[Book Review 今週のラインナップ]
・『日本経済の故障箇所』
・『「ネット世論」の社会学 データ分析が解き明かす「偏り」の正体』
・『校歌斉唱! 日本人が育んだ学校文化の謎』
・『漱石『門』から世相史を読む』
評者・BNPパリバ証券経済調査本部長 河野龍太郎
1990年代末に130兆円だった企業の利益剰余金は、アベノミクス開始直前に300兆円超まで増加し、2023年度には600兆円の大台に乗せた。90年代末のメインバンク制崩壊後、長期雇用制を守るため、万一に備え企業は資金を貯蓄しているのだ。この間、人件費は足元で多少は増えたとはいえ、おおむね横ばいである。
企業が溜め込み、賃金横ばい 「合成の誤謬」から抜け出せるか
マクロ経済学の専門家が、日本経済の課題をわかりやすく論じた。評者は、儲かっても賃上げにも国内投資にも消極的な大企業が日本の長期停滞の元凶だと考えてきたが、本書には頷(うなず)くことばかりだ。

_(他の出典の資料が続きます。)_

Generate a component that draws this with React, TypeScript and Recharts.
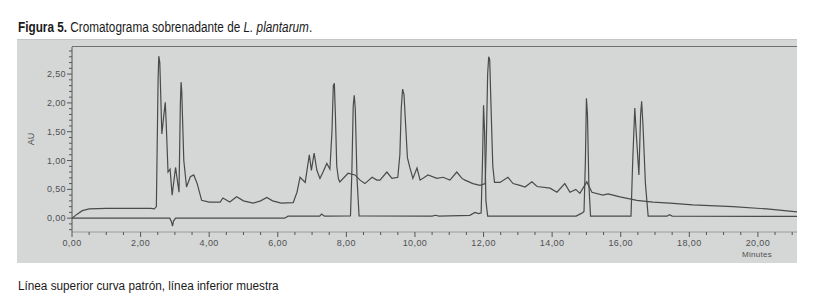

多くのエコノミストは「生産性が上がらなければ賃金は上げられない」という企業経営者に賛同する。確かに生産性向上は大事だが、過去四半世紀で、日本の時間当たり生産性は3割上昇したものの、実質賃金は横ばいだ。生産性が上がっても実質賃金が上がらなかったのが実態である。賃金が上がらず個人消費が停滞、国内の売り上げが増えない中では、企業としても採算が取れない。よって、国内投資も増えない。これは典型的な「合成の誤謬」だという。